There was a small section about Amunsden and Scott and expeditions to the South Pole, but the whole museum was really of ‘The Fram’ and Nansen. It was possible to go up and onto the deck of ‘The Fram’ and down into the cabins and living quarters in which these men spent their three years in the Polar Ice Cap.
We did not have time to visit the Kon-Tiki Museum of Thor Heyerdahl’s journey on the raft of balsa logs from Peru to Polynesia in 1947. Or the Museum of Norway’s Sea exploits.
The last museum we visited was the Munch Museum which was a special exhibition of Edvard Munch’s paintings for the 150th Anniversary of Munch’s birth. We arrived just in time to pick up an English language commentary, and that was just so satisfying. ‘The Scream’ was just in among the paintings of its period, was smaller than lots of others, and not given any priority. Security was very high as ‘The Scream’ was stolen from its frame six years ago, and found in the back of an abandonned vehicle several years later, rolled up, with no indication of where it had been, or who had stolen it.

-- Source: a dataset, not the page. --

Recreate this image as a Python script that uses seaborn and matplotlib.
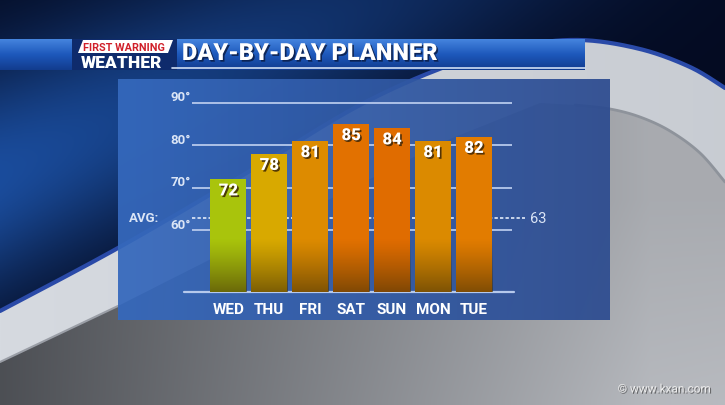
import numpy as np
import pandas as pd
import matplotlib
matplotlib.use("Agg")
import matplotlib.pyplot as plt
import seaborn as sns
from matplotlib.patches import Polygon, Rectangle
from matplotlib.colors import to_rgb
import matplotlib.patheffects as pe
import matplotlib.transforms as mtransforms

# ---------------- data ----------------
days = ["WED", "THU", "FRI", "SAT", "SUN", "MON", "TUE"]
highs = [72, 78, 81, 85, 84, 81, 82]
bar_colors = ["#a9c40c", "#d8a900", "#dd8b00", "#e27100", "#e06c00", "#db8a00", "#e27c00"]
grid_temps = [60, 70, 80, 90]
grid_labels = ["60°", "70°", "80°", "90°"]
avg_temp = 63
avg_label = "AVG:"
title = "DAY-BY-DAY PLANNER"
logo_top = "FIRST WARNING"
logo_bottom = "WEATHER"
watermark = "© www.kxan.com"

sns.set_style("white")
plt.rcParams['font.family'] = ['Roboto', 'DejaVu Sans']

W, H = 725, 406
fig = plt.figure(figsize=(W / 100, H / 100), dpi=100)


def smooth(pts, n=24):
    """Catmull-Rom curve through decorative control points."""
    P = np.array(pts, dtype=float)
    P = np.vstack([P[0], P, P[-1]])
    out = []
    for i in range(1, len(P) - 2):
        p0, p1, p2, p3 = P[i - 1], P[i], P[i + 1], P[i + 2]
        for s in np.linspace(0, 1, n, endpoint=False):
            s2, s3 = s * s, s * s * s
            out.append(0.5 * ((2 * p1) + (-p0 + p2) * s + (2 * p0 - 5 * p1 + 4 * p2 - p3) * s2
                              + (-p0 + 3 * p1 - 3 * p2 + p3) * s3))
    out.append(P[-2])
    return [tuple(q) for q in out]


# ---------------- background (pixel coordinates) ----------------
bg = fig.add_axes([0, 0, 1, 1])
bg.set_xlim(0, W)
bg.set_ylim(H, 0)
bg.axis('off')

yy, xx = np.mgrid[0:H:2, 0:W:2].astype(float)
l = 0.30 + 0.36 * np.clip(xx / 650, 0, 1) + 0.06 * np.clip((yy - 200) / 200, 0, 1) * np.clip(xx / 725, 0, 1)
l = np.clip(l, 0.28, 0.72)
grey = np.dstack([l, l + 0.01, l + 0.03])
bg.imshow(np.clip(grey, 0, 1), extent=[0, W, H, 0], aspect='auto', zorder=0)

outer = smooth([(0, 312), (118, 249), (250, 172), (360, 106), (450, 66), (520, 47),
                (580, 41), (640, 50), (690, 68), (725, 89)])
inner_right = smooth([(725, 183), (700, 154), (670, 132), (640, 118), (610, 110), (575, 106)])
inner_left = [(540, 104), (450, 140), (300, 215), (118, 307), (0, 363)]
inner = inner_right + inner_left
band = Polygon(outer + inner, closed=True, facecolor='none', edgecolor='none', zorder=1)
bg.add_patch(band)
bc = np.array(to_rgb('#d6dae0'))
bd = np.array(to_rgb('#b4b8bf'))
tb = np.clip(xx / W, 0, 1)[..., None] * 0.4
band_img = bc * (1 - tb) + bd * tb
bim = bg.imshow(band_img, extent=[0, W, H, 0], aspect='auto', zorder=1)
bim.set_clip_path(band)
bg.plot([p[0] for p in inner_left[-2:]], [p[1] for p in inner_left[-2:]], color='#9a9ea6', lw=1.5, zorder=1.1)
bg.plot([p[0] for p in inner_right], [p[1] for p in inner_right], color='#8e939b', lw=2, zorder=1.1)

blue_poly = Polygon([(0, 0), (W, 0)] + outer[::-1], closed=True, facecolor='none',
                    edgecolor='none', zorder=1.2)
bg.add_patch(blue_poly)
c_hi = np.array(to_rgb('#1a4c9c'))
c_lo = np.array(to_rgb('#040b22'))
dist = (yy + 0.45 * xx - 175) / 120
bright = np.exp(-dist ** 2) * np.clip(1 - xx / 800, 0, 1)
bright = bright[..., None]
blue_img = c_lo * (1 - bright) + c_hi * bright
im = bg.imshow(blue_img, extent=[0, W, H, 0], aspect='auto', zorder=1.2)
im.set_clip_path(blue_poly)
bg.plot([p[0] for p in outer], [p[1] for p in outer], color='#2a4aa8', lw=3, zorder=1.3)

# chart panel
pc0 = np.array(to_rgb('#3669bd'))
pc1 = np.array(to_rgb('#2d4c90'))
tx = np.linspace(0, 1, 200)[None, :, None]
panel_img = pc0 * (1 - tx) + pc1 * tx
bg.imshow(np.concatenate([panel_img, np.full((1, 200, 1), 0.94)], axis=2),
          extent=[118, 610, 321, 80], aspect='auto', zorder=2)

# banner
ty = np.linspace(0, 1, 60)[:, None, None]
b0 = np.array(to_rgb('#4584de'))
b1 = np.array(to_rgb('#1d58bb'))
b2 = np.array(to_rgb('#123c8e'))
ban = np.where(ty < 0.5, b0 * (1 - ty * 2) + b1 * (ty * 2), b1 * (1 - (ty - 0.5) * 2) + b2 * ((ty - 0.5) * 2))
ban = np.repeat(ban, 2, axis=1)
bg.imshow(ban, extent=[0, 585, 71, 40], aspect='auto', zorder=3)
bg.add_patch(Rectangle((72, 40), 105, 31, facecolor='#0f2b6c', edgecolor='none', zorder=3.1))
bg.plot([172, 585], [69, 69], color='#d0def4', lw=1.2, zorder=3.2)
bg.add_patch(Polygon([(83, 41), (173, 41), (168, 54), (78, 54)], closed=True,
                     facecolor='white', edgecolor='none', zorder=3.3))
bg.text(124, 47.8, logo_top, color='#d0202a', fontsize=7.8, fontweight='bold',
        ha='center', va='center', zorder=3.4)
bg.text(122, 62.5, logo_bottom, color='white', fontsize=12.5, fontweight='heavy',
        ha='center', va='center', zorder=3.4)
shadow = [pe.withSimplePatchShadow(offset=(1.2, -1.2), shadow_rgbFace='#0a1a40', alpha=0.8)]
bg.text(182, 54.5, title, color='white', fontsize=17, fontweight='heavy',
        ha='left', va='center', zorder=3.4, path_effects=shadow)

# ---------------- chart ----------------
y_floor = 45.5
ax = fig.add_axes([192 / W, (H - 293) / H, 320 / W, 190 / H])
ax.patch.set_visible(False)
df = pd.DataFrame({"day": days, "high": highs})
sns.barplot(data=df, x="day", y="high", hue="day", palette=bar_colors, width=0.88,
            saturation=1, legend=False, ax=ax, zorder=2, edgecolor='none', linewidth=0)
ax.set_xlim(-0.89, 6.93)
ax.set_ylim(y_floor, 90.2)

grid_c = '#b6c9ec'
for tv in grid_temps:
    ax.axhline(tv, color=grid_c, lw=1.3, zorder=0.5)
ax.axhline(y_floor, xmin=-0.025, xmax=1.005, color=grid_c, lw=1.6, zorder=0.5, clip_on=False)
ax.axhline(avg_temp, xmin=0, xmax=1.04, color='#e2eaf8', lw=1.2, ls=(0, (2, 1.3)),
           zorder=0.6, clip_on=False)

# darkening gradient at the bottom of each bar
grad = np.zeros((100, 1, 4))
grad[..., 0] = 0.27
grad[..., 1] = 0.19
grad[..., 2] = 0.03
grad[:, 0, 3] = np.linspace(0, 1, 100) ** 1.2 * 0.62
for p in ax.patches:
    x0 = p.get_x()
    x1 = x0 + p.get_width()
    gi = ax.imshow(grad, extent=[x0, x1, y_floor, 58], aspect='auto', zorder=2.1)
    gi.set_clip_path(p)
ax.set_xlim(-0.89, 6.93)
ax.set_ylim(y_floor, 90.2)

val_shadow = [pe.withSimplePatchShadow(offset=(1.2, -1.2), shadow_rgbFace='#3a2406', alpha=0.85)]
for i, v in enumerate(highs):
    ax.text(i, v - 2.6, str(v), ha='center', va='center', color='white', fontsize=12,
            fontweight='heavy', zorder=3, path_effects=val_shadow)

trans = mtransforms.blended_transform_factory(ax.transAxes, ax.transData)
up = mtransforms.ScaledTranslation(0, 6 / 100, fig.dpi_scale_trans)
label_c = '#dbe5f6'
for tv, lab in zip(grid_temps, grid_labels):
    ax.text(-0.002, tv, lab, transform=trans + up, ha='right', va='center',
            fontsize=9.5, color=label_c, fontweight='semibold')
ax.text(-0.103, avg_temp, avg_label, transform=trans, ha='right', va='center',
        fontsize=9.5, color=label_c, fontweight='bold')
ax.text(1.056, avg_temp, str(avg_temp), transform=trans, ha='left', va='center',
        fontsize=10.5, color=label_c)

ax.set_yticks([])
ax.set_xlabel('')
ax.set_ylabel('')
ax.tick_params(axis='x', length=0, pad=7, labelsize=11, labelcolor='white')
for lab in ax.get_xticklabels():
    lab.set_fontweight('bold')
for s in ax.spines.values():
    s.set_visible(False)

fig.text(664 / W, 1 - 390 / H, watermark, ha='center', va='center', fontsize=8.5,
         color='#ececec', path_effects=[pe.withSimplePatchShadow(offset=(0.8, -0.8),
                                                                 shadow_rgbFace='#333', alpha=0.6)])

fig.savefig('out.png', dpi=100)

I learned there are four paintings of ‘The Scream’ painted with slight variations at different times of Munch’s life. One of them has been in a private collection for most of its life and was sold to another private collector in New York recently for US$1.3million. The previous owner was raising money to establish a museum in a house where Munch lived in Oslo. The story of ‘The Scream’ given by Munch was that it was about a great feeling of anxiety he had one evening out walking with friends. I can believe that. The picture conveys deep anxiety.  And I discovered that Munch, the artist, had suffered from anxiety much of his life.
Our route back to the ship took us past the extraordinary new Opera House – all in dazzling white.  Carrera marble from Italy was brought and the design is meant to convey the ice and snow of Norway.  It certainly does.
My last expedition of the day was into the Cruise Terminal shops of Norwegian products and souvenirs. I liked the warm woolens on display and was tempted to buy – though they are not for Sydney winters. Sydney’s winter temperature today is higher than Oslo’s “lovely summer day.”